The Joe Gunther mystery series includes 27 books.

  1. Open Season (1988) begins with a series of intricate crimes in which innocent people are framed. Gunther is forced, to the consternation of his fellow officers, to open up a three-year-old closed case in which a black man was convicted of the rape and murder of a young white girl. Gradually, evidence mounts that the convicted man is innocent, and unknown forces will stop at nothing to find the real criminal. An online review
  2. Borderlines (1990) begins with Gunther taking a working vacation in Vermont's rural Northeast Kingdom. But the town he's visiting has been divided since a back-to-nature cult group known as The Order bought up half the real estate. A cultists' house is burned and the family inside killed, setting off the townfolk's resentment and leading to more murders.
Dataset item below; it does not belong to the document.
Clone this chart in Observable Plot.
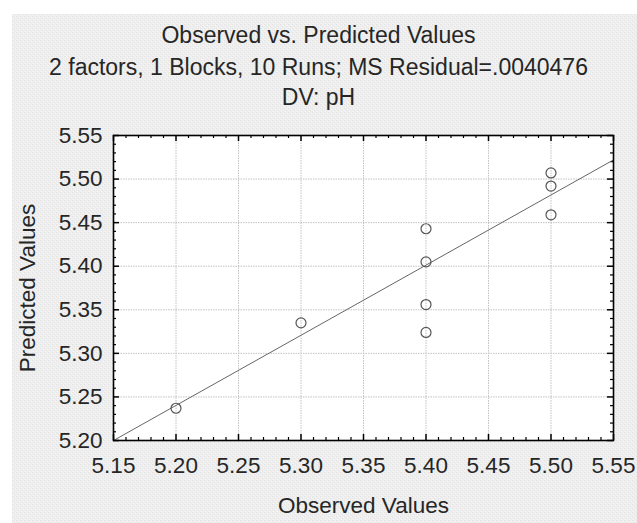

Worse, the police suspect that one of Gunther's oldest friends is one of the killers.
  3. In Scent Of Evil (1991), the murder of a stockbroker is the opening crime in a series of elaborate frame-ups. Gunther again faces a killer who is a clever manipulator, working anonymous mayhem to settle old grudges.
  4. The Skeleton's Knee (1992) opens with the death from natural causes of a hermit with a very suspicious case history. The police discover a skeleton on his property with an artificial knee dating back to the '60s. Gunther goes to Chicago hoping to find the man who implanted the knee and encounters a sordid past involving stolen mob money, double crosses and a ruthless killer.
  5. In Fruits Of the Poisonous Tree (1993) Gunther's lover Gail is raped, and after a painstaking search and a dangerous manhunt, the district attorney and the police think they have found their man. Gunther's instincts, however, tell him that their suspect may be the victim of a frame-up. Going against the tide of popular opinion, he follows his gut and opens the case back up in the middle of the trial.